Task instructions => Both end lines count: copy exactly from the line that contains "Convert this chart" to the line that contains "-0.008, -0.004, 0];", and only those lines.

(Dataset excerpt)

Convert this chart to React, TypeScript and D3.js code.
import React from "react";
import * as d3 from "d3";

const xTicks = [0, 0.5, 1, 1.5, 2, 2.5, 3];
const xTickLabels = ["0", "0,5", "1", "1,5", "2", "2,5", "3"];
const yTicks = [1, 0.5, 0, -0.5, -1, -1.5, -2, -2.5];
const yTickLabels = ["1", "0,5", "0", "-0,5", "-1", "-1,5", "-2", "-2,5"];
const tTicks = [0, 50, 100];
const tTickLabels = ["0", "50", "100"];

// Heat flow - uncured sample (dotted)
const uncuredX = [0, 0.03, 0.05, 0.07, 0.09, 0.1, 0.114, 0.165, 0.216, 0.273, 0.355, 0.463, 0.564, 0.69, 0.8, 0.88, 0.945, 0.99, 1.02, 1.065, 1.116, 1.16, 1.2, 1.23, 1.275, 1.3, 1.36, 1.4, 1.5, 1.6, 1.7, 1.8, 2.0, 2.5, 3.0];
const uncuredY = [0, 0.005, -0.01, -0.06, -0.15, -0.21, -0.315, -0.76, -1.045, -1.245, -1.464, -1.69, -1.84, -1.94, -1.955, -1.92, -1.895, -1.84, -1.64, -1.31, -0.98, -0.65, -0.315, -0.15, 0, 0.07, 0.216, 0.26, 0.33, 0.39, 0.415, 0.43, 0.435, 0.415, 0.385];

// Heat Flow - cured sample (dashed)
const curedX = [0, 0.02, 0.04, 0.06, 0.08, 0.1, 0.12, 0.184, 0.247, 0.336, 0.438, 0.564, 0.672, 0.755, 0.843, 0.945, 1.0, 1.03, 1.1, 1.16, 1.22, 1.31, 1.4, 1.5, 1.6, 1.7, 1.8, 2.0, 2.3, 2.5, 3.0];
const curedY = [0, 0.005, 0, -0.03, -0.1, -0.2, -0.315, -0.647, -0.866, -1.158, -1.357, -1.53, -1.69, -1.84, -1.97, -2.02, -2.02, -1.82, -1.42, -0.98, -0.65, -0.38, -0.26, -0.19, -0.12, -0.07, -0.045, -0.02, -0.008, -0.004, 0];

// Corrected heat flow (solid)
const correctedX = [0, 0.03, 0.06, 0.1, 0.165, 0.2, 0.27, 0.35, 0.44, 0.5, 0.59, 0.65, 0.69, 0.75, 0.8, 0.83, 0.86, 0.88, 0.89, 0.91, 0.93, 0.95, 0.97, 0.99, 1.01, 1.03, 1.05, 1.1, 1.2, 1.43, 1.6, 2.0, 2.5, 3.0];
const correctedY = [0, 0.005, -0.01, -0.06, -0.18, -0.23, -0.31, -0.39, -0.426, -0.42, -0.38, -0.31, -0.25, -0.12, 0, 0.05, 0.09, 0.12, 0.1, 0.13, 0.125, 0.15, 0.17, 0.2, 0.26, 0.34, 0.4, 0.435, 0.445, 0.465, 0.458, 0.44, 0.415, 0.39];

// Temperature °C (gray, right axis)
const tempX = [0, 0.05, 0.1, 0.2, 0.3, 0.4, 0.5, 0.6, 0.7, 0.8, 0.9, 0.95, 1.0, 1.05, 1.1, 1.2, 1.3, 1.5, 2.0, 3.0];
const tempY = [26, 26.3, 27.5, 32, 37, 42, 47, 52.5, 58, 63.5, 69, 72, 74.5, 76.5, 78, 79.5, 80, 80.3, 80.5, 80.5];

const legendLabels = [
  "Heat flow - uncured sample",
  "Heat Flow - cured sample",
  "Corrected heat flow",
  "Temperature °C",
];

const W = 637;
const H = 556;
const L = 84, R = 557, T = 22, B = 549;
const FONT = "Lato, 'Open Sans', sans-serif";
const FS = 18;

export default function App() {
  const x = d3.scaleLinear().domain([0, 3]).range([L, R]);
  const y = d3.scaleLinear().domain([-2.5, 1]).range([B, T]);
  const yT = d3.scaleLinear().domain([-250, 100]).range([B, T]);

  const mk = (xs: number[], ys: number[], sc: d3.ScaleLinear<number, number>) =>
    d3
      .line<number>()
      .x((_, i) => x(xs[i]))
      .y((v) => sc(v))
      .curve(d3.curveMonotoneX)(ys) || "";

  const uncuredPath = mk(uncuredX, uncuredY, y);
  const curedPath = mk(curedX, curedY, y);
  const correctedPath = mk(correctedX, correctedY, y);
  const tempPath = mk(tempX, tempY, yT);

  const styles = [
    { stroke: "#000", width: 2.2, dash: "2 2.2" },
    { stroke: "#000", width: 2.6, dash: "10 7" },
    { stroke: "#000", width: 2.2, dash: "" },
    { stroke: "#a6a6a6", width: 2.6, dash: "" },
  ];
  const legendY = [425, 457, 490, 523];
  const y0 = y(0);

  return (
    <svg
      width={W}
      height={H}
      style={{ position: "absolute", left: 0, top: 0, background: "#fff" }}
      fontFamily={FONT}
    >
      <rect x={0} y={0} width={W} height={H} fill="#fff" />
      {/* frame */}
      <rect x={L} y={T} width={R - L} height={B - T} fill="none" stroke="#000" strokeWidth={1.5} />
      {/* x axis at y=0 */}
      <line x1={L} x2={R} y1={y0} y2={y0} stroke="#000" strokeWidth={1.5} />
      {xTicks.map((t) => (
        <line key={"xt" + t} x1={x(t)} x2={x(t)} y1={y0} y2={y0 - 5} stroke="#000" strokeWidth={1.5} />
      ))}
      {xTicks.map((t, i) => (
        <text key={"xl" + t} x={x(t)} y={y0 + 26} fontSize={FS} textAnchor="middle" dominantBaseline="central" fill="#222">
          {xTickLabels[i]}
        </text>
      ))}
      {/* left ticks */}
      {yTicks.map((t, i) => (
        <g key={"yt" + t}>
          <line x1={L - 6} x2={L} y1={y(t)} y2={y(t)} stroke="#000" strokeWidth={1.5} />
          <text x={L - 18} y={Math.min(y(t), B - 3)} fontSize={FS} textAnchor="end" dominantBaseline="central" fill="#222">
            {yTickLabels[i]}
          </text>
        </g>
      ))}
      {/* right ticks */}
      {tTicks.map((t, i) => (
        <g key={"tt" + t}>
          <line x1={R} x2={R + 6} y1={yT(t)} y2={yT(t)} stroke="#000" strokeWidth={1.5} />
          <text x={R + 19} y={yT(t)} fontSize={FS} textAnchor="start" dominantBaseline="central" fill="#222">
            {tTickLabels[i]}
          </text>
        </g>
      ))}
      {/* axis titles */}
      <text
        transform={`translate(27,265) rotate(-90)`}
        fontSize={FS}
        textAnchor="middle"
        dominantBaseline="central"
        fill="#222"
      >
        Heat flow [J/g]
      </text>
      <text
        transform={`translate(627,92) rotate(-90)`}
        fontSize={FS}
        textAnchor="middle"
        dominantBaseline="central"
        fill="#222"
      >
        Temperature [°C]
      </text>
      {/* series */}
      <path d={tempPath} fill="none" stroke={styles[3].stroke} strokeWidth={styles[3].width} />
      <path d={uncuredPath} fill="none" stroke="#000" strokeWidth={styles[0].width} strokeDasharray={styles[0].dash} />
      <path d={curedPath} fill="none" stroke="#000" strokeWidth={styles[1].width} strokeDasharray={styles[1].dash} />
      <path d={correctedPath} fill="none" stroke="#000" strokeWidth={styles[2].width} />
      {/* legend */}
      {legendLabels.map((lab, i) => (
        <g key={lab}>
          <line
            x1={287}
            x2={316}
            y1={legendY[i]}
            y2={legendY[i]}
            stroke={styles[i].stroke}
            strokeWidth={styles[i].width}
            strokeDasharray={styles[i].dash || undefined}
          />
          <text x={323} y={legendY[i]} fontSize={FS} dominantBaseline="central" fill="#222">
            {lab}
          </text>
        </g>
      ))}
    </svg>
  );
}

...

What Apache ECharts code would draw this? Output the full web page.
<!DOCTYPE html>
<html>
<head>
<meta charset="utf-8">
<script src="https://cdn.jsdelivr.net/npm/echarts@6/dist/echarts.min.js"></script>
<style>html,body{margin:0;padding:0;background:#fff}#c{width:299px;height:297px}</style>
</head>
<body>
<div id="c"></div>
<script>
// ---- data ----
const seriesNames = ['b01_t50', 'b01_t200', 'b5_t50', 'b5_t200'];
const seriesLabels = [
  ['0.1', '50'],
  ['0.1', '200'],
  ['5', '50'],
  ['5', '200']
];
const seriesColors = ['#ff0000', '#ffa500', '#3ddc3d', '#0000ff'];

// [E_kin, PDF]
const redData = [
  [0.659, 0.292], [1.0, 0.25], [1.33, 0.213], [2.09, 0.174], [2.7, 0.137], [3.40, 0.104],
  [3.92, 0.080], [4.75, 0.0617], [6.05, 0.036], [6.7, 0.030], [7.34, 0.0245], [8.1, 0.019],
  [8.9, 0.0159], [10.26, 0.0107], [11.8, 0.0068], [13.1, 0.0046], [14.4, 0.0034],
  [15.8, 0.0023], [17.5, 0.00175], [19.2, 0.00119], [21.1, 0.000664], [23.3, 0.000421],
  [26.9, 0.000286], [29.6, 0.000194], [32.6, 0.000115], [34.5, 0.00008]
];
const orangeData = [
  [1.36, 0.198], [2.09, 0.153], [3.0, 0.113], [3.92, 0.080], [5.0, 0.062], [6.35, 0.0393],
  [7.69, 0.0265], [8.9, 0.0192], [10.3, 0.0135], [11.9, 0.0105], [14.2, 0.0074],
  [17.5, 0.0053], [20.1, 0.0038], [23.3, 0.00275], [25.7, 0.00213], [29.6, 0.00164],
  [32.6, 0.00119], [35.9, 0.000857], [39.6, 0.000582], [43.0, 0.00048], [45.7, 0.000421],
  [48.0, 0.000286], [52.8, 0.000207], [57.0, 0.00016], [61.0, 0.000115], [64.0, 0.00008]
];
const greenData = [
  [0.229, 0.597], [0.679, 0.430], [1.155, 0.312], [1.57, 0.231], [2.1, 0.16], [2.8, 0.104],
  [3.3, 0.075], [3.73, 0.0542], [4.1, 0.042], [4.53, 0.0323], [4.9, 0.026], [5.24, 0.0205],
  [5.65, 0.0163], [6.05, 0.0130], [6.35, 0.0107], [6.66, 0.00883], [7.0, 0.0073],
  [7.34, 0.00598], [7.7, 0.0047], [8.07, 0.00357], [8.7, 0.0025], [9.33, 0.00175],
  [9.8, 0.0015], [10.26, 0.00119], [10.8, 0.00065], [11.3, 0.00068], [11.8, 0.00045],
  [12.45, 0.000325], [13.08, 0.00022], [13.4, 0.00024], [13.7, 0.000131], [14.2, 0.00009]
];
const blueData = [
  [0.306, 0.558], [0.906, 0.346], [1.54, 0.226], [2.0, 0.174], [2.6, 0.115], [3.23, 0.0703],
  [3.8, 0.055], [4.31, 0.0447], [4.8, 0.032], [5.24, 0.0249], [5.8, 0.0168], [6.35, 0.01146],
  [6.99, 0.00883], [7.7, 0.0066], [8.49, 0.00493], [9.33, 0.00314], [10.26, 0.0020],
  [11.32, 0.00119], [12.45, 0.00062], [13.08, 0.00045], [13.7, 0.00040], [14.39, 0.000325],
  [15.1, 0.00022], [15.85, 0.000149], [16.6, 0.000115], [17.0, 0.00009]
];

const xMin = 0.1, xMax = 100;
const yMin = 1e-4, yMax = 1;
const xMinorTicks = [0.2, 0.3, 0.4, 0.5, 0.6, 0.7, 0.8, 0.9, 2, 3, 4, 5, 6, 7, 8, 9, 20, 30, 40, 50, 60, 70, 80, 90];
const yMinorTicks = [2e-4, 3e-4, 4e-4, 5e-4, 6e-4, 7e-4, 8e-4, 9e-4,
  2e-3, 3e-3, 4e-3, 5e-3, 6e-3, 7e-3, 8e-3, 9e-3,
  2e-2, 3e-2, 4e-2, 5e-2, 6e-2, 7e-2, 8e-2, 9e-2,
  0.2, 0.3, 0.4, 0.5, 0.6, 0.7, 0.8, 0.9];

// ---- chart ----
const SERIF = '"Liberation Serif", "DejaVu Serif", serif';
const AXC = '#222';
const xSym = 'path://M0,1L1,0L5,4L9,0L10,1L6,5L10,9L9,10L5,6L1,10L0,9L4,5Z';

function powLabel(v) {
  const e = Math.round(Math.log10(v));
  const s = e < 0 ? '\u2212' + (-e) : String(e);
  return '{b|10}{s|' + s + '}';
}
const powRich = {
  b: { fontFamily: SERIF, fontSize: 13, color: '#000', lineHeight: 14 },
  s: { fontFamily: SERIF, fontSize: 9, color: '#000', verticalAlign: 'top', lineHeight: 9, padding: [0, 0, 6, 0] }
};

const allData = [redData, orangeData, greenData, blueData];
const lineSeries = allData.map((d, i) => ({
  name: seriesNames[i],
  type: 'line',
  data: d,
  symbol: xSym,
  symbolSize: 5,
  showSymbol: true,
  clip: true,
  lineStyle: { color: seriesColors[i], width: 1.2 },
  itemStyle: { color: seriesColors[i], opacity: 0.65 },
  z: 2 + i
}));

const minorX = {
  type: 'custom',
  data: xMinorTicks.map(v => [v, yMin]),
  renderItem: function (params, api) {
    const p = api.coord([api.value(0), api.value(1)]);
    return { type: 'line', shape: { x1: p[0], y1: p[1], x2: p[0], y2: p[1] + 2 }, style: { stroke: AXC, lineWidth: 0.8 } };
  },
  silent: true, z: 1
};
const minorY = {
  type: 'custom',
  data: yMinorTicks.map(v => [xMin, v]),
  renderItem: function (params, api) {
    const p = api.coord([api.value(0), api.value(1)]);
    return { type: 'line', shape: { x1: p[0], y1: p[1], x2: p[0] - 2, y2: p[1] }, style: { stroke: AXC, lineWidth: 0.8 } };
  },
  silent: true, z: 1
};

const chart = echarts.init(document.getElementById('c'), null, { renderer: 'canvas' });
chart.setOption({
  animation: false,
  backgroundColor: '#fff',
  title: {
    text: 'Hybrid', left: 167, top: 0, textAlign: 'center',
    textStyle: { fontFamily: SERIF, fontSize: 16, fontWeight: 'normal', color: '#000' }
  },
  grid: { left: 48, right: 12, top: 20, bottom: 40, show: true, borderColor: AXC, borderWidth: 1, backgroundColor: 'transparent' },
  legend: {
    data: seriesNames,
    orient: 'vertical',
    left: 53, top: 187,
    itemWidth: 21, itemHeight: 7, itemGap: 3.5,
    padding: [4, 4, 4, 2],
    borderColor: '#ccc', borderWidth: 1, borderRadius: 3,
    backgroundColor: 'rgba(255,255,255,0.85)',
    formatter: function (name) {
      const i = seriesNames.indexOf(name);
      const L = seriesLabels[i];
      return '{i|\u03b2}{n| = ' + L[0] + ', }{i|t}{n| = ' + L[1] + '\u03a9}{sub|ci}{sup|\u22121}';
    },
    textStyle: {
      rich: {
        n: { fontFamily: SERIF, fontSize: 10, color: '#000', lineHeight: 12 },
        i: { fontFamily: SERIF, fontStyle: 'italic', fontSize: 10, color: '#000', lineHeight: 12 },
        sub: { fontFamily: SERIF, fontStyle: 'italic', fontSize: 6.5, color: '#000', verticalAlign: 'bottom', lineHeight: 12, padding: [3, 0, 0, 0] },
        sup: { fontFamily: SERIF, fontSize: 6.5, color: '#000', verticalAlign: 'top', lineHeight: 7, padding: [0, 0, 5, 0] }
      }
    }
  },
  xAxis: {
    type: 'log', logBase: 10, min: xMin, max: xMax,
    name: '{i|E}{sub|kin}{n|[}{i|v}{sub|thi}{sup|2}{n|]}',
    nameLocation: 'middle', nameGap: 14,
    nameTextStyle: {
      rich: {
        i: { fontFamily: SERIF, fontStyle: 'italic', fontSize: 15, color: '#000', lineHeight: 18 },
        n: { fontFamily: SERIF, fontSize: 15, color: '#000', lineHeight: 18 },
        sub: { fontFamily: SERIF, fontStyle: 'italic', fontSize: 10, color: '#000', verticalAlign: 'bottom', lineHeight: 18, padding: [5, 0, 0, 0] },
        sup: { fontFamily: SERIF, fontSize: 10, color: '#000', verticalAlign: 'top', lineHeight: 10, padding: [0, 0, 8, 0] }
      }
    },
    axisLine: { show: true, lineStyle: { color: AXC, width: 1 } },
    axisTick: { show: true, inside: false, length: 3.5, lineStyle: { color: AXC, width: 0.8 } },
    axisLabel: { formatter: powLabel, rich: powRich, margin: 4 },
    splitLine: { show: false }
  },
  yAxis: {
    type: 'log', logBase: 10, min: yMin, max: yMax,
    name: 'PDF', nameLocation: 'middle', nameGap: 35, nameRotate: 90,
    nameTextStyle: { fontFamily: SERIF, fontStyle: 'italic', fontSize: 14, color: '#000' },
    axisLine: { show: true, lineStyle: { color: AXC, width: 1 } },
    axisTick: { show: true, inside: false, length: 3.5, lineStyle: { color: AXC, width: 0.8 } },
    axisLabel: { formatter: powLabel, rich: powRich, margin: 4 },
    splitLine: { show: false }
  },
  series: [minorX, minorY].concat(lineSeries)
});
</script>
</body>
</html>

Worked answer =>
Convert this chart to React, TypeScript and D3.js code.
import React from "react";
import * as d3 from "d3";

const xTicks = [0, 0.5, 1, 1.5, 2, 2.5, 3];
const xTickLabels = ["0", "0,5", "1", "1,5", "2", "2,5", "3"];
const yTicks = [1, 0.5, 0, -0.5, -1, -1.5, -2, -2.5];
const yTickLabels = ["1", "0,5", "0", "-0,5", "-1", "-1,5", "-2", "-2,5"];
const tTicks = [0, 50, 100];
const tTickLabels = ["0", "50", "100"];

// Heat flow - uncured sample (dotted)
const uncuredX = [0, 0.03, 0.05, 0.07, 0.09, 0.1, 0.114, 0.165, 0.216, 0.273, 0.355, 0.463, 0.564, 0.69, 0.8, 0.88, 0.945, 0.99, 1.02, 1.065, 1.116, 1.16, 1.2, 1.23, 1.275, 1.3, 1.36, 1.4, 1.5, 1.6, 1.7, 1.8, 2.0, 2.5, 3.0];
const uncuredY = [0, 0.005, -0.01, -0.06, -0.15, -0.21, -0.315, -0.76, -1.045, -1.245, -1.464, -1.69, -1.84, -1.94, -1.955, -1.92, -1.895, -1.84, -1.64, -1.31, -0.98, -0.65, -0.315, -0.15, 0, 0.07, 0.216, 0.26, 0.33, 0.39, 0.415, 0.43, 0.435, 0.415, 0.385];

// Heat Flow - cured sample (dashed)
const curedX = [0, 0.02, 0.04, 0.06, 0.08, 0.1, 0.12, 0.184, 0.247, 0.336, 0.438, 0.564, 0.672, 0.755, 0.843, 0.945, 1.0, 1.03, 1.1, 1.16, 1.22, 1.31, 1.4, 1.5, 1.6, 1.7, 1.8, 2.0, 2.3, 2.5, 3.0];
const curedY = [0, 0.005, 0, -0.03, -0.1, -0.2, -0.315, -0.647, -0.866, -1.158, -1.357, -1.53, -1.69, -1.84, -1.97, -2.02, -2.02, -1.82, -1.42, -0.98, -0.65, -0.38, -0.26, -0.19, -0.12, -0.07, -0.045, -0.02, -0.008, -0.004, 0];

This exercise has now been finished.